Edy menjelaskan, bila korban sudah tidak memiliki kedua orang tua dan belum mempunyai anak, pengambilan sampel DNA dapat dilakukan dengan cara lain.
"Kami cari ini orang (korban) tinggal dimana, biasanya ada pakaian yang belum dicuci, sikat gigi yang sering dipakai, malah dari sisa bekas rokok juga bisa dilacak DNA," ucapnya.
Kemudian, data primer lain seperti sidik jari dan data pemeriksaan gigi dapat diperoleh dari orang terdekat korban.
"Sidik jari bisa dari KTP ataupun ijazah, bahkan dari gelas yang sering dipakai juga bisa," ujarnya.
Sementara itu, menurut Edy, data Postmortem merupakan data yang diambil setelah petugas berhasil menemukan dan mengevakuasi korban bencana.
"Postmortem itu menangani korbannya setelah meninggal atau data sesudah dia meninggal," ucapnya.

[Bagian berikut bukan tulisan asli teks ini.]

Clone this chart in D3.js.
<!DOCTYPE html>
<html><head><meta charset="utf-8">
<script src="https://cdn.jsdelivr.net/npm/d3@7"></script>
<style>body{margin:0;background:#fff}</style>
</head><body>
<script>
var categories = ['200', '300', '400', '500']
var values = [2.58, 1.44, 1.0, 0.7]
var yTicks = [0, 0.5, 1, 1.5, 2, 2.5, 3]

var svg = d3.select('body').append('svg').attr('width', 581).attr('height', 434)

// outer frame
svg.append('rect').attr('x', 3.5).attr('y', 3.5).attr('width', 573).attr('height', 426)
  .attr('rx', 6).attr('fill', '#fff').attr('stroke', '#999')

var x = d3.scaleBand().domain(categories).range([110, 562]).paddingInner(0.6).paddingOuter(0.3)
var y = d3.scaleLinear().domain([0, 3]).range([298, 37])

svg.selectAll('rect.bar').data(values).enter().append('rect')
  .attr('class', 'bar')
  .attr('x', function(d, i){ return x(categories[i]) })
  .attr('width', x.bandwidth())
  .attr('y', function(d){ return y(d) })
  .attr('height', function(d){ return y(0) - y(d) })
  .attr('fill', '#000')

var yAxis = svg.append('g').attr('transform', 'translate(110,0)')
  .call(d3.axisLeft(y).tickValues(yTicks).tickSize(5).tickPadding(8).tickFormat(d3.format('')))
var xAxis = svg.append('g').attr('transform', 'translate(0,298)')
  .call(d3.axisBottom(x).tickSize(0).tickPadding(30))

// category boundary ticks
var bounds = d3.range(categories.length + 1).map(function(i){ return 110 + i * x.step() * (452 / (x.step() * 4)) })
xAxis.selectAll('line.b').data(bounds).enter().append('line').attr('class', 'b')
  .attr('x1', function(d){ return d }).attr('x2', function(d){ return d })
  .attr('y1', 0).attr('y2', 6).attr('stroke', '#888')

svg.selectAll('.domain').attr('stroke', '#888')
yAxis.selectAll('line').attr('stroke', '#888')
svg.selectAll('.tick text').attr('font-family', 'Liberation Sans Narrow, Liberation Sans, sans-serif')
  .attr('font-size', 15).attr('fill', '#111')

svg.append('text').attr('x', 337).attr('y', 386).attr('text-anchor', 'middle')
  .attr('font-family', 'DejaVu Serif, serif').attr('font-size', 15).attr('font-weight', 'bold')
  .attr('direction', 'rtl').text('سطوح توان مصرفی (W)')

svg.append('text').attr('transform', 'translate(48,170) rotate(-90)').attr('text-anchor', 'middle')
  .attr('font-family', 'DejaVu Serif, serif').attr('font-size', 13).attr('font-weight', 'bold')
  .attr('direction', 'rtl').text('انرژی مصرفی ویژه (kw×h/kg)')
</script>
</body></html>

Data postmortem meliputi eperti sidik jari, golongan darah, konstruksi gigi dan foto diri korban pada saat ditemukan lengkap dengan barang-barang yang melekat di tubuhnya dan sekitarnya, bahkan termasuk isi kantong pakaiannya.
Setelah data antemortem dan postmortem lengkap, maka tim DVI akan merekonsiliasi atau mencocokkan kedua data tersebut untuk mengidentifikasi korban bencana.

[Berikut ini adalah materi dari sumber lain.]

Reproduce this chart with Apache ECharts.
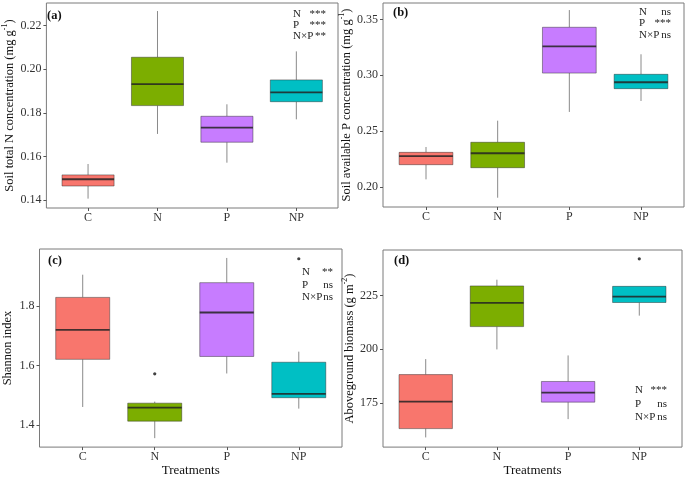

"Rekonsiliasi itu mencocokkan data antemortem dan postmortem, hasilnya dua, yaitu teridentifikasi atau tidak," ujarnya.
Bila korban tidak teridentifikasi maka tim DVI akan mendalami kembali dengan mencari ciri-ciri spesifik korban, seperti bentuk tato dan bekas luka.
Waktu yang dibutuhkan untuk proses identifikasi ini tidak dapat ditentukan cepat lambatnya, seluruh proses tersebut tergantung dari kondisi jenazah saat ditemukan.
Jenazah sudah tidak dapat diidentifikasi manakala kondisinya sudah membusuk atau terbakar hingga kering.
"Dalam proses identifikasi DVI ini bukan cepat tapi kepastian dan ketepatan supaya jenazah bisa dikembalikan ke keluarga dan dimakamkan secara layak sesuai dengan agama," terang dia.